Verses by Angelbert, who fought the battle on the side of Lothair are cited by historian Eleanor Shipley Duckett as the "Most striking of all these Latin records of the battle".
The verses in English are...

Fontenoy they call its fountain, manor to the peasant known,
There the slaughter, there the ruin, of the blood of Frankish race;
Plains and forest shiver, shudder; horror wakes the silent marsh.

Neither dew nor shower nor rainfall yields its freshness to that field,
Where they fell, the strong men fighting, shrewdest in the battle's skill,
Father, mother, sister, brother, friends, the dead with tears have wept.

And this deed of crime accomplished, which I here in verse have told,
Angibert myself I witnessed, fighting with the other men,
I alone of all remaining, in the battle's foremost line.

On the side alike of Louis, on the side of Charles alike,
Lies the field in white enshrouded, in the vestments of the dead,
As it lies when birds in autumn settle white off the shore.

Woe unto that day of mourning!
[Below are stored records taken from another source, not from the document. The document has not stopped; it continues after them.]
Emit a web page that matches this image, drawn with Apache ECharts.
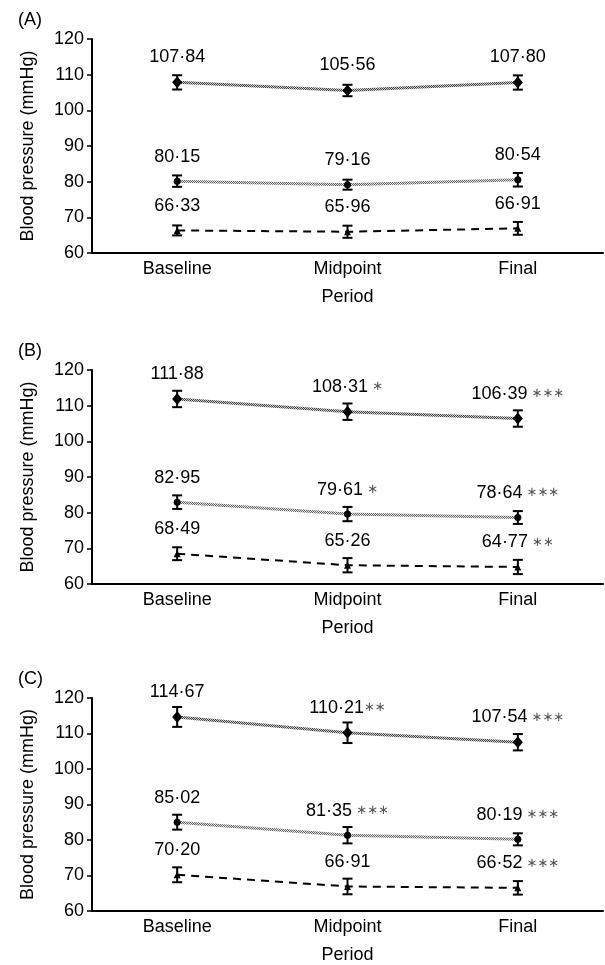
<!DOCTYPE html>
<html>
<head>
<meta charset="utf-8">
<script src="https://cdn.jsdelivr.net/npm/echarts@6/dist/echarts.min.js"></script>
<style>
  html, body { margin: 0; padding: 0; background: #fff; }
  #chart { width: 605px; height: 965px; }
</style>
</head>
<body>
<div id="chart"></div>
<script>
var periods = ['Baseline', 'Midpoint', 'Final'];
var yTicks = [60, 70, 80, 90, 100, 110, 120];
var panelNames = ['(A)', '(B)', '(C)'];

// (A)
var sysA = [107.84, 105.56, 107.80];
var sysErrA = [2.0, 1.6, 2.0];
var sysStarA = ['', '', ''];
var mapA = [80.15, 79.16, 80.54];
var mapErrA = [1.6, 1.4, 1.9];
var mapStarA = ['', '', ''];
var diaA = [66.33, 65.96, 66.91];
var diaErrA = [1.4, 1.7, 1.8];
var diaStarA = ['', '', ''];

// (B)
var sysB = [111.88, 108.31, 106.39];
var sysErrB = [2.3, 2.3, 2.3];
var sysStarB = ['', ' *', ' ***'];
var mapB = [82.95, 79.61, 78.64];
var mapErrB = [1.9, 2.0, 1.8];
var mapStarB = ['', ' *', ' ***'];
var diaB = [68.49, 65.26, 64.77];
var diaErrB = [1.8, 2.0, 2.0];
var diaStarB = ['', '', ' **'];

// (C)
var sysC = [114.67, 110.21, 107.54];
var sysErrC = [2.8, 2.9, 2.3];
var sysStarC = ['', '**', ' ***'];
var mapC = [85.02, 81.35, 80.19];
var mapErrC = [2.1, 2.3, 1.7];
var mapStarC = ['', ' ***', ' ***'];
var diaC = [70.20, 66.91, 66.52];
var diaErrC = [2.1, 2.2, 1.9];
var diaStarC = ['', '', ' ***'];

var panels = [
  {sys: sysA, sysErr: sysErrA, sysStar: sysStarA, map: mapA, mapErr: mapErrA, mapStar: mapStarA, dia: diaA, diaErr: diaErrA, diaStar: diaStarA},
  {sys: sysB, sysErr: sysErrB, sysStar: sysStarB, map: mapB, mapErr: mapErrB, mapStar: mapStarB, dia: diaB, diaErr: diaErrB, diaStar: diaStarB},
  {sys: sysC, sysErr: sysErrC, sysStar: sysStarC, map: mapC, mapErr: mapErrC, mapStar: mapStarC, dia: diaC, diaErr: diaErrC, diaStar: diaStarC}
];

var gridTops = [39, 370, 698];
var gridH = 214;
var FONT = 'Liberation Sans';

// halftone-like stroke patterns
function makePattern(a, b) {
  var c = document.createElement('canvas');
  c.width = 2; c.height = 2;
  var ctx = c.getContext('2d');
  ctx.fillStyle = b; ctx.fillRect(0, 0, 2, 2);
  ctx.fillStyle = a; ctx.fillRect(0, 0, 1, 1); ctx.fillRect(1, 1, 1, 1);
  return c;
}
var sysPat = {image: makePattern('#444', '#c8c8c8'), repeat: 'repeat'};
var mapPat = {image: makePattern('#666', '#ddd'), repeat: 'repeat'};

function fmt(v) { return v.toFixed(2).replace('.', '\u00b7'); }

// stars drawn as asterisk operators
function starText(s) {
  return s.replace(/\*/g, '\u2217');
}

function errorSeries(idx, vals, errs) {
  return {
    type: 'custom',
    xAxisIndex: idx, yAxisIndex: idx,
    data: vals.map(function (v, i) { return [i, v - errs[i], v + errs[i]]; }),
    renderItem: function (params, api) {
      var lo = api.coord([api.value(0), api.value(1)]);
      var hi = api.coord([api.value(0), api.value(2)]);
      var w = 5;
      var st = {stroke: '#000', lineWidth: 2};
      return {type: 'group', children: [
        {type: 'line', shape: {x1: lo[0], y1: lo[1], x2: hi[0], y2: hi[1]}, style: st},
        {type: 'line', shape: {x1: lo[0] - w, y1: lo[1], x2: lo[0] + w, y2: lo[1]}, style: st},
        {type: 'line', shape: {x1: hi[0] - w, y1: hi[1], x2: hi[0] + w, y2: hi[1]}, style: st}
      ]};
    },
    z: 3,
    silent: true
  };
}

function lineSeries(idx, vals, stars, lineStyle, symbol, size, dist) {
  return {
    type: 'line',
    xAxisIndex: idx, yAxisIndex: idx,
    data: vals,
    symbol: symbol,
    symbolSize: size,
    itemStyle: {color: '#000'},
    lineStyle: lineStyle,
    z: 4,
    label: {
      show: true,
      position: 'top',
      distance: dist,
      formatter: function (p) {
        var s = stars[p.dataIndex];
        return fmt(p.value) + (s ? '{s|' + starText(s) + '}' : '');
      },
      color: '#000',
      fontFamily: FONT,
      fontSize: 18,
      rich: {s: {color: '#555', fontSize: 13, fontFamily: 'DejaVu Sans'}}
    }
  };
}

var grids = [], xAxes = [], yAxes = [], series = [], titles = [];
panels.forEach(function (p, i) {
  grids.push({left: 92, right: 2, top: gridTops[i], height: gridH});
  titles.push({text: panelNames[i], left: 13, top: gridTops[i] - 33,
    textStyle: {fontFamily: FONT, fontSize: 18, fontWeight: 'normal', color: '#000'}});
  xAxes.push({
    type: 'category', gridIndex: i, data: periods, boundaryGap: true,
    name: 'Period', nameLocation: 'middle', nameGap: 35,
    nameTextStyle: {fontFamily: FONT, fontSize: 18, color: '#000'},
    axisLine: {lineStyle: {color: '#000', width: 2}},
    axisTick: {inside: true, length: 5, lineStyle: {color: '#000', width: 1.5}},
    axisLabel: {fontFamily: FONT, fontSize: 18, color: '#000', margin: 7}
  });
  yAxes.push({
    type: 'value', gridIndex: i, min: yTicks[0], max: yTicks[yTicks.length - 1], interval: 10,
    name: 'Blood pressure (mmHg)', nameLocation: 'middle', nameGap: 55,
    nameTextStyle: {fontFamily: FONT, fontSize: 18, color: '#000'},
    axisLine: {show: true, lineStyle: {color: '#000', width: 2}},
    axisTick: {show: true, length: 5, lineStyle: {color: '#000', width: 1.5}},
    axisLabel: {fontFamily: FONT, fontSize: 18, color: '#000', margin: 8},
    splitLine: {show: false}
  });
  series.push(lineSeries(i, p.sys, p.sysStar, {color: sysPat, width: 3}, 'diamond', [10, 12], 10));
  series.push(lineSeries(i, p.map, p.mapStar, {color: mapPat, width: 3}, 'circle', 7, 12));
  series.push(lineSeries(i, p.dia, p.diaStar, {color: '#000', width: 2, type: [8, 6]}, 'triangle', 7, 12));
  series.push(errorSeries(i, p.sys, p.sysErr));
  series.push(errorSeries(i, p.map, p.mapErr));
  series.push(errorSeries(i, p.dia, p.diaErr));
});

var chart = echarts.init(document.getElementById('chart'), null, {renderer: 'canvas'});
chart.setOption({
  animation: false,
  backgroundColor: '#fff',
  title: titles,
  grid: grids,
  xAxis: xAxes,
  yAxis: yAxes,
  series: series
});
</script>
</body>
</html>
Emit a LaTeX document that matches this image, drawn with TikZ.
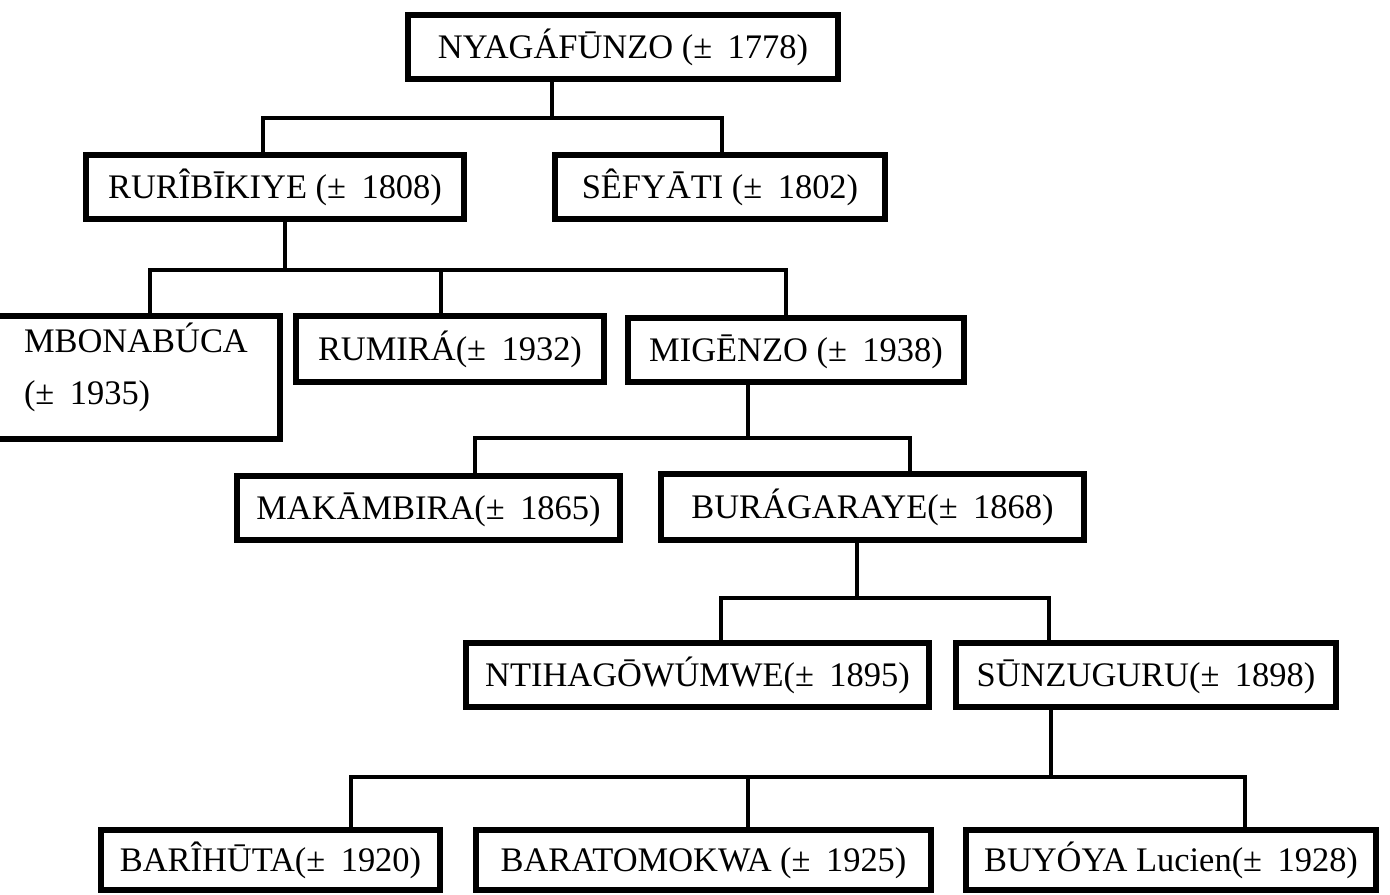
\documentclass[tikz,border=0pt]{standalone}
\usepackage{fontspec}
\setmainfont{Liberation Serif}
\usepackage{tikz}
\usetikzlibrary{positioning,calc}
\tikzset{
  person/.style = {draw, rectangle, line width=3.2pt, inner sep=0pt, align=center,
                   text height=15pt, text depth=2pt,
                   font=\fontsize{19.6}{24}\selectfont},
  link/.style   = {line width=2.5pt}
}
\newcommand{\yr}[1]{(±\hspace{0.45em}#1)}

\begin{document}
\begin{tikzpicture}[x=0.02cm,y=-0.02cm]
  \useasboundingbox (0,0) rectangle (1390,895);
  % the boxes, one row per generation
  \node[person, minimum width=8.6cm, minimum height=1.28cm] (nya) at (623,47) {NYAGÁFŪNZO \yr{1778}};
  \node[person, minimum width=7.56cm, minimum height=1.28cm] (rur) at (275,187) {RURÎBĪKIYE \yr{1808}};
  \node[person, minimum width=6.6cm, minimum height=1.28cm] (sef) at (720,187) {SÊFYĀTI \yr{1802}};
  \node[person, align=left, text width=4.3cm, inner xsep=0.82cm, minimum height=2.46cm,
        text depth=44pt] (mbo) at (131.5,377.5) {MBONABÚCA\\[6pt]\yr{1935}};
  \node[person, minimum width=6.16cm, minimum height=1.32cm] (rum) at (450,349) {RUMIRÁ\yr{1932}};
  \node[person, minimum width=6.72cm, minimum height=1.28cm] (mig) at (796,350) {MIGĒNZO \yr{1938}};
  \node[person, minimum width=7.66cm, minimum height=1.28cm] (mak) at (428.5,508) {MAKĀMBIRA\yr{1865}};
  \node[person, minimum width=8.46cm, minimum height=1.32cm] (bur) at (872.5,507) {BURÁGARAYE\yr{1868}};
  \node[person, minimum width=9.26cm, minimum height=1.28cm] (nti) at (697.5,675) {NTIHAGŌWÚMWE\yr{1895}};
  \node[person, minimum width=7.6cm, minimum height=1.28cm] (sun) at (1146,675) {SŪNZUGURU\yr{1898}};
  \node[person, minimum width=6.78cm, minimum height=1.2cm] (bah) at (270.5,860) {BARÎHŪTA\yr{1920}};
  \node[person, minimum width=9.1cm, minimum height=1.2cm] (bat) at (703.5,860) {BARATOMOKWA \yr{1925}};
  \node[person, minimum width=8.2cm, minimum height=1.2cm] (buy) at (1171,860) {BUYÓYA Lucien\yr{1928}};

  % junctions on the bars
  \coordinate (j1) at (552,118);
  \coordinate (j2) at (285,270);
  \coordinate (j3) at (748,438);
  \coordinate (j4) at (857,598);
  \coordinate (j5) at (1051,777);

  \draw[link] (nya.south -| j1) -- (j1);
  \draw[link] (rur.north -| 263,0) |- (j1) -| (sef.north -| 722,0);

  \draw[link] (rur.south -| j2) -- (j2);
  \draw[link] (mbo.north -| 150,0) |- (j2) -| (mig.north -| 786,0);
  \draw[link] (rum.north -| 441,0) |- (j2);

  \draw[link] (mig.south -| j3) -- (j3);
  \draw[link] (mak.north -| 475,0) |- (j3) -| (bur.north -| 910,0);

  \draw[link] (bur.south -| j4) -- (j4);
  \draw[link] (nti.north -| 721,0) |- (j4) -| (sun.north -| 1049,0);

  \draw[link] (sun.south -| j5) -- (j5);
  \draw[link] (bah.north -| 351,0) |- (j5) -| (buy.north -| 1245,0);
  \draw[link] (bat.north -| 748,0) |- (j5);
\end{tikzpicture}
\end{document}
Never in the round of years
Be it numbered in men's annals! Be it banished from all mind,
Never gleam of sun shine on it, never dawn its dusk awake.

Night it was, a night most bitter, harder than we could endure,
When they fell, the brave men fighting, shrewdest in the battle's skill,
Father, mother, sister, brother, friends, the dead with tears have wept.

Now the wailing, the lamenting, now no longer will I tell;
Each, so far as in him lieth, let him stay his weeping now;
On their souls may He have mercy, let us pray the Lord of all.